Indian designer Neeru Kumar’s woven and embroidered textiles pictured here offer a contemporary expression of the traditional textile techniques that abound in the Indian subcontinent.

For several decades now Neeru Kumar has worked with indigenous knowledge and materials to explore their relevance for the contemporary market. Her work includes a range of traditional techniques such as kantha, khadi, jamdani and ikat, as well as jacquard and treadle weaving, and strikes that crucial balance between sustaining traditional knowledge and its adaptation for contemporary design.

The collection includes Kantha, where simple running stitch is applied to soft, worn cloth – often old sarees – stitched together as layers of fabric. What was once a leisure activity for rural women in Bengal has, thanks to Neeru Kumar’s initiatives, now become a source of livelihood for thousands of women in Bengal. Similarly, the resist-dye technique of ikat practiced by weavers in Orissa, a state in eastern India, now contribute new motifs to Neeru’s collections while helping to sustain an endangered craft.

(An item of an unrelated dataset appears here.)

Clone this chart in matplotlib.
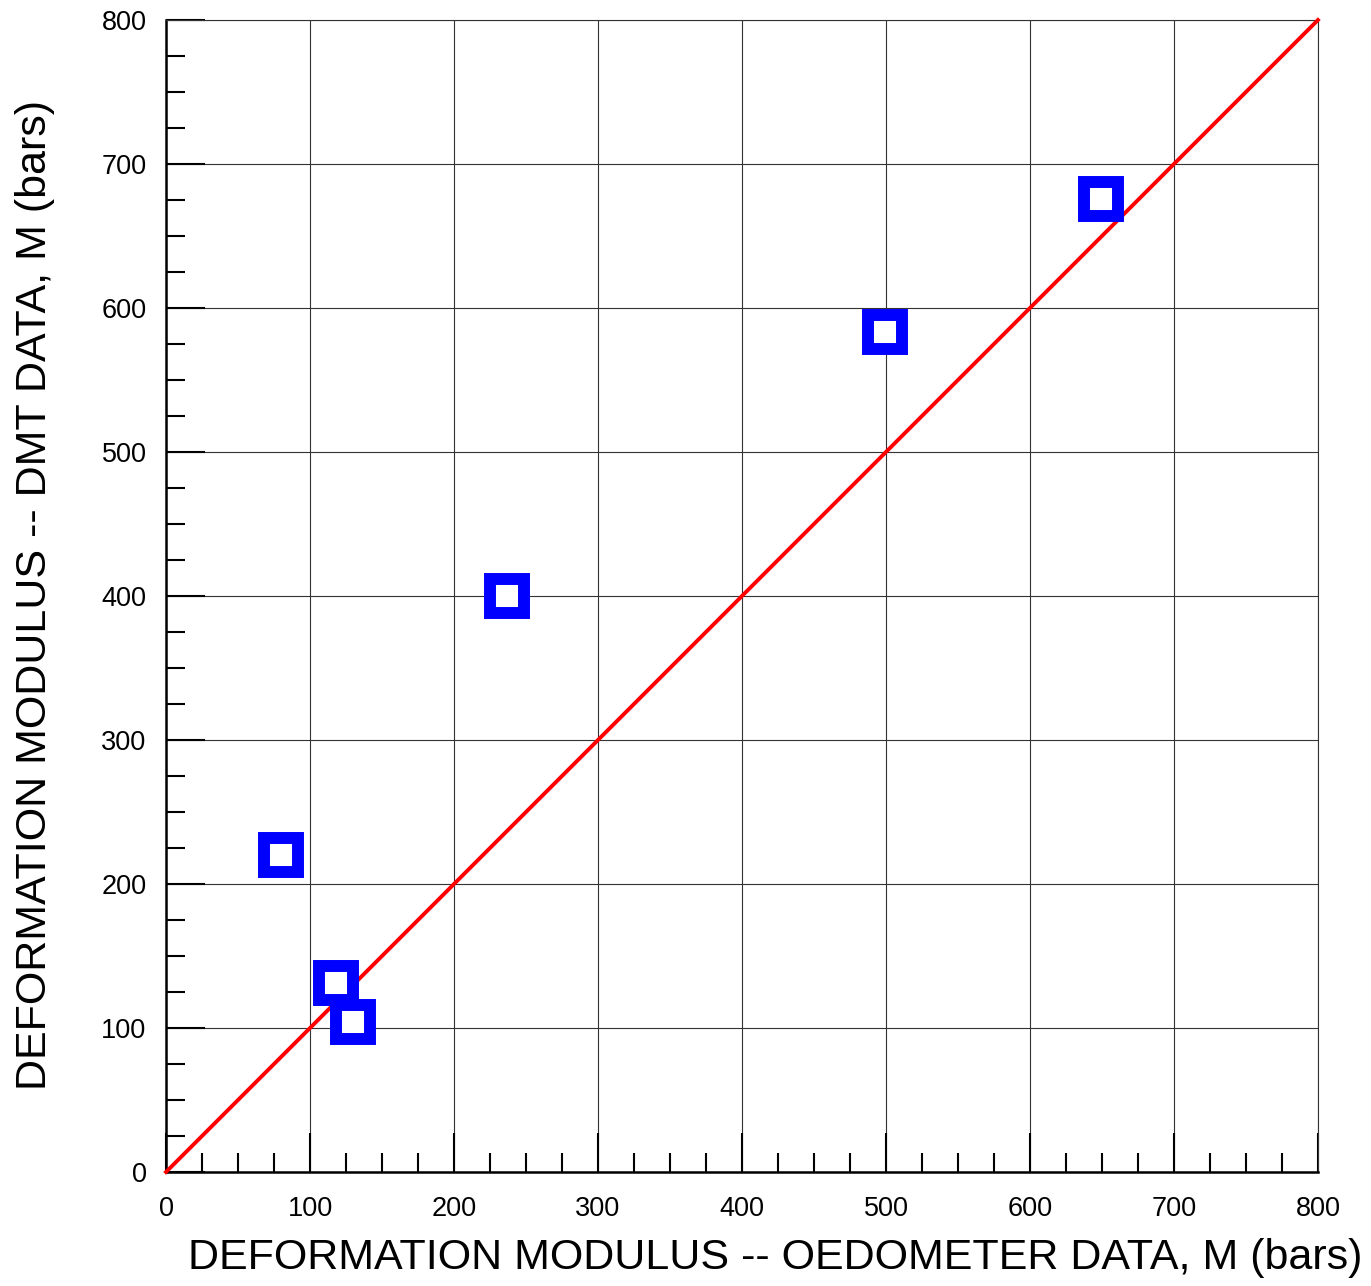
import numpy as np
import matplotlib.pyplot as plt
from matplotlib.ticker import MultipleLocator

plt.rcParams['font.family'] = ['Liberation Sans', 'DejaVu Sans']

# oedometer vs DMT modulus (bars)
oed = [80, 118, 130, 237, 499, 649]
dmt = [220, 131, 104, 400, 583, 676]
line_x = [0, 800]
line_y = [0, 800]

fig = plt.figure(figsize=(13.71, 12.86), dpi=100)
ax = fig.add_axes([0.1211, 0.08865, 0.8402, 0.8958])

ax.grid(True, which='major', color='#333333', linewidth=0.8, zorder=0)
ax.plot(line_x, line_y, color='#ff0000', linewidth=2.8, zorder=3, clip_on=False)
ax.plot(oed, dmt, linestyle='none', marker='s', markersize=24.5, markeredgewidth=8.6,
        markerfacecolor='white', markeredgecolor='#0000ff', zorder=4)

ax.set_xlim(0, 800)
ax.set_ylim(0, 800)
ax.xaxis.set_major_locator(MultipleLocator(100))
ax.yaxis.set_major_locator(MultipleLocator(100))
ax.xaxis.set_minor_locator(MultipleLocator(25))
ax.yaxis.set_minor_locator(MultipleLocator(25))
ax.tick_params(which='major', direction='in', length=28, width=1.5, labelsize=19.5, pad=14)
ax.tick_params(axis='x', which='major', pad=17)
ax.tick_params(which='minor', direction='in', length=14, width=1.5)

for s in ['top', 'right']:
    ax.spines[s].set_linewidth(0.8)
    ax.spines[s].set_color('#333333')
for s in ['left', 'bottom']:
    ax.spines[s].set_linewidth(1.8)

ax.set_xlabel('DEFORMATION MODULUS -- OEDOMETER DATA, M (bars)', fontsize=31, va='center')
ax.set_ylabel('DEFORMATION MODULUS -- DMT DATA, M (bars)', fontsize=31, va='center')
ax.xaxis.set_label_coords(0.5286, -0.0747)
ax.yaxis.set_label_coords(-0.1137, 0.501)

fig.savefig('out.png', dpi=100)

Kumar graduated from the National Institute of Design in Ahmedabad in 1980. Her sophisticated collections have made appearances at Maison et Object and Pret a Porter in Paris and Hiemtextil in Frankfurt. Her flagship store, Tulsi, launched in 1987 in New Delhi enjoys a loyal following. Outside India, her shawls, scarves, ready-to-wear garments and home furnishings are carried by such notable arbiters of taste as London’s Victoria and Albert Museum, The Conran Shop, Anthropologie, New York’s Giggenheim Museum and Caravane in Paris.

Here Kumar’s palette focuses on the many shades and textures of red. It is a colour that is as mercurial in meaning as it is in life. Red is the colour of blood, warning and passion. Think of Anish Kapoor’s installation of “Marsyas” in the Tate Modern’s Turbine Hall, inspired by the Greek myth of Marsyas who was flayed alive by Apollo or the intricate brick work of Arts & Crafts founder William Morris’s “Red House”. American authors John Steinbeck’s Red Pony or Nathaniel Hawthorne’s The Scarlett Letter make colour central to their narratives. In film we see the little girl’s haunting dress in “Schindler’s List” – a rare moment of colour in a black and white film and the frantic obsession of a young tormented ballet dancer in The Red Shoes, based on a Hans Christian Andersen fairy tale.

The ways in which red finds its way onto cloth are nearly as varied as our understanding of the colour’s meaning. Natural dyes such as pomegranate and madder root are used in textile dying to enhance the colour red; aged Moroccan carpets are washed in saffron to refresh their deep hues; the bodies of cochineal bugs offer yet another source of red dye (which recently caused a stir amongst vegan’s unwittingly enjoying pink-hued summer drinks on offer at Starbucks).

Victoria Finlay, in her book Color, looks back to the fugitive reds employed deliberately by the English painter J.M.W. Turner; today, the once crimson sunsets of his seascapes are left largely to our imagination. The bold crimson “Jantar Mantar” observatory in New Delhi, commissioned in the early 1700s by Maharajah Jai Singh II, has weathered time better. The name “Jantar Mantar” shares meaning with the very machines of weaving that produce the designs of Neeru Kumar: ‘supreme instrument’, ‘invention’ . . . apt inspiration for the richly-hued textiles Neeru Kumar continues to develop today.